One would suspect from this statement that the transaction was in reality but a mortgage. He says in his testimony that the land in fact belonged to him, but that the legal title was in Mansfield to secure a debt which he owed him; that the latter having become involved had assigned it, and the assignee was requiring payment; that upon his (Boles) application, the appellant agreed to loan him the money to pay it, by his securing him by a mortgage on the land ; that when they met to carry out the arrangement the appellant refused to do so; but offered to buy the land by paying Mansfield’s debt; take the deed directly from Mansfield to himself; and then sell the land to the appellee for what he (Snoddy) had given for it; that the appellee was compelled to agree to this; and then paid appellant $102.50 of the $577.50 Mansfield debt; executed a note to the appellant for the remaining $475.00 for which the note sued on is pro tanto a renewal, and the latter then gave him a title bond by the terms of which a deed was to be made to him by the appellant upon the payment of the note. It is noticeable that according to appellee’s own version of the transaction, the appellant was to harvest no more than he had sown, save ten per cent, interest on his money. No advantage was to accrue to him save that usual to a loan.

The note given to the appellant, the bond to the appellee, and the deed from Mansfield to the appellant, were all executed at one time; and in legal contemplation, as well as in point of effect, were but one transaction. It is competent to show by parol evidence that an absolute deed and a separate defeasance were but one transaction; and were intended to constitute a mortgage. Such testimony is allowed, not for the purpose of contradicting the writings, but to show that they together constitute but one contract. To determine whether the transaction was a sale or only á mortgage, we must look to the intention, and the substantial object inter partes. They may be ascertained not only from the writings, but from the condition and conduct of the parties; and hence each case must depend upon its own peculiar circumstances. If, however, a consideration of them leaves the matter in doubt the law will construe it to be a mortgage, as such a result will be most likely to prevent injustice; and it is a general rule that an absolute deed and a separate defeasance, simultaneously executed, constitute in legal contemplation but one instrument, and the entire transaction but a mortgage. Although a deed may be absolute upon its face, yet if in reality the transaction was but a loan, it will be held to be but a mortgage. The eye of a court of equity looks through the forms and provides for substantial justice where the law has failed to do so.
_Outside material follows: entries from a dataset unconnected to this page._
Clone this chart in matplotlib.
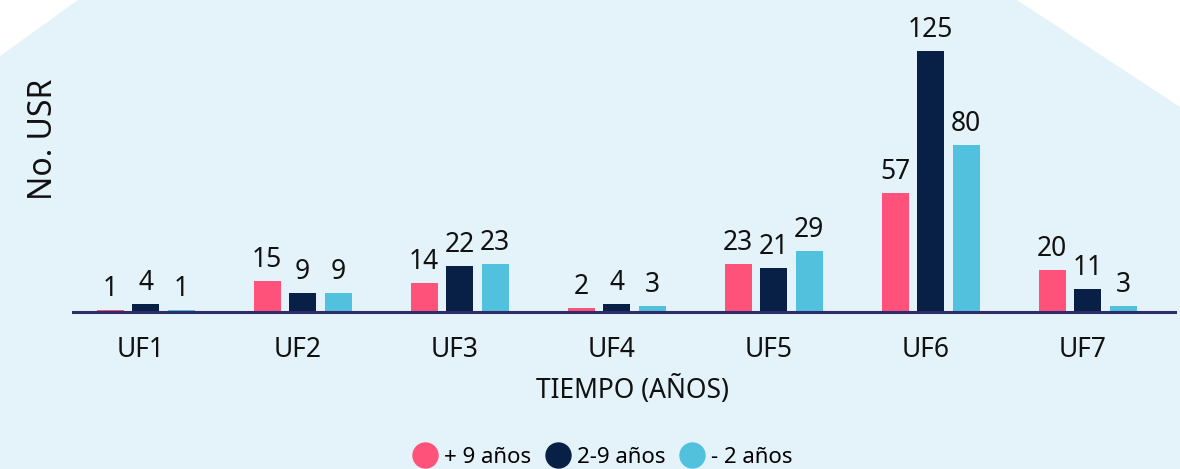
import matplotlib
matplotlib.use("Agg")
import matplotlib.pyplot as plt
from matplotlib.patches import Polygon
from matplotlib.lines import Line2D
import numpy as np

categories = ["UF1", "UF2", "UF3", "UF4", "UF5", "UF6", "UF7"]
series_names = ["+ 9 años", "2-9 años", "- 2 años"]
mas_9 = [1, 15, 14, 2, 23, 57, 20]
de_2_9 = [4, 9, 22, 4, 21, 125, 11]
menos_2 = [1, 9, 23, 3, 29, 80, 3]
series = [mas_9, de_2_9, menos_2]
colors = ["#ff527b", "#082045", "#52c1dd"]

plt.rcParams['font.family'] = ['Noto Sans', 'DejaVu Sans']

W, H = 1180, 469
fig = plt.figure(figsize=(W / 100, H / 100), dpi=100, facecolor="white")

# background shape
bg = Polygon([(0, 1 - 56 / H), (78 / W, 1), (1017 / W, 1), (1, 1 - 107 / H), (1, 0), (0, 0)],
             closed=True, transform=fig.transFigure, facecolor="#e4f3f9", edgecolor="none", zorder=-10)
fig.patches.append(bg)

ax_left, ax_right = 73 / W, 1175 / W
ax_bottom = (H - 312) / H
ax_top = 1 - 40.5 / H
ax = fig.add_axes([ax_left, ax_bottom, ax_right - ax_left, ax_top - ax_bottom])
ax.set_zorder(2)
ax.set_facecolor("none")

x = np.arange(len(categories))
bw = 27 / 157
off = 35.5 / 157
for i, (vals, c) in enumerate(zip(series, colors)):
    bars = ax.bar(x + (i - 1) * off, vals, width=bw, color=c, zorder=2, label=series_names[i])
    ax.bar_label(bars, padding=5, fontsize=19, color="#111111")

ax.set_xlim(-0.462, 6.557)
ax.set_ylim(0, 130)
ax.set_yticks([])
ax.set_xticks(x - 0.03)
ax.set_xticklabels(categories, fontsize=19, color="#111111")
ax.tick_params(axis="x", length=0, pad=17)
for s in ["top", "right", "left"]:
    ax.spines[s].set_visible(False)
ax.spines["bottom"].set_color("#2e2c6a")
ax.spines["bottom"].set_linewidth(2.2)
ax.spines["bottom"].set_zorder(3)

fig.text(632 / W, 1 - 390 / H, "TIEMPO (AÑOS)", fontsize=19, ha="center", va="center", color="#111111")
fig.text(44 / W, 1 - 139 / H, "No. USR", fontsize=23, rotation=90, ha="center", va="center", color="#111111")

handles = [Line2D([0], [0], marker="o", linestyle="none", markersize=18,
                  markerfacecolor=c, markeredgecolor=c) for c in colors]
fig.legend(handles, series_names, loc="center", bbox_to_anchor=(601 / W, 12 / H), ncol=3,
           frameon=False, fontsize=16, handletextpad=0.15, columnspacing=0.5, handlelength=1.4,
           borderaxespad=0)

fig.savefig("out.png", dpi=100, facecolor="white")
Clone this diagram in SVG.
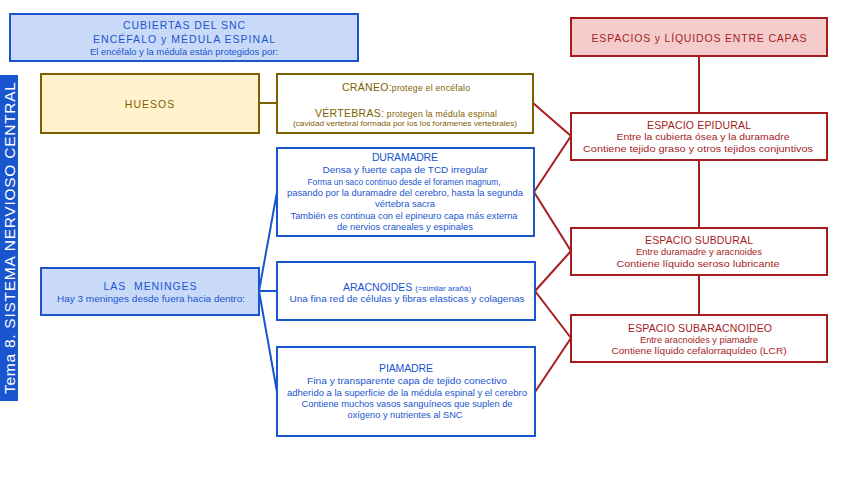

The appellee, so far as his testimony tends to prove -a sale to him, is entirely unsustained by any other witness. He is contradicted by the appellant; by the draftsman of the papers, and by another witness; all three of whom testify that it was understood at the time that the deed to the appellant and the bond from him to the appellee were to operate only as a mortgage; that they were executed at the instance of the draftsman, who was an attorney, to save the trouble and expense of them making a deed from Mansfield to Boles, and then a mortgage from the latter to the appellant; and at least one of these witnesses, and who is disinterested, testifies that the appellee paid to the assignee of the Mansfield note .$102,50, and that the appellant furnished the remaining $475.00. It is clear that both the appellant and the appellee contemplated the execution of mortgage to secure the latter; that he was to derive no benefit from the transaction save interest upon the money advanced by him, which was ten per cent, or the usual rate on a loan. These facts, together with the positive testimony, show so plainly that the transaction was but a borrowing and a lending, that we can not concur with the lower court, although its judgment is entitled to high regard.

It would certainly be inequitable after the appellant has paid the debt to the appellee to compel the former to refund whatever the appellee has repaid him, and to deny whatever is yet due to' the appellant.

There is no difference in principle between this case and where the one to whom the defeasance is given is the grantor. In fact the appellee was the real owner of the land; and it can not avail him that Mansfield, by his consent, made the deed to the appellant. If the bond had not been given to the appellee by the appellant, yet under the state of case presented the former could have maintained an action to redeem the land, or could have compelled the appellant to convey it to him upon thei repayment of what the appellant had paid; and it follows that the appellant is entitled to recover.

W. P. D. Bush, John Ritter, for appellant.

Boles & Eubank, for appellee.

[Cited, Sheffield v. Day, 28 Ky. L. 756, 90 S. W. 545.]

The conclusion reached by us disposes of the cross-appeal, and it is dismissed; and the appeal of Snoddy is sustained and both the judgments from which he has appealed are reversed, and cause re manded for further proceedings consistent herewith.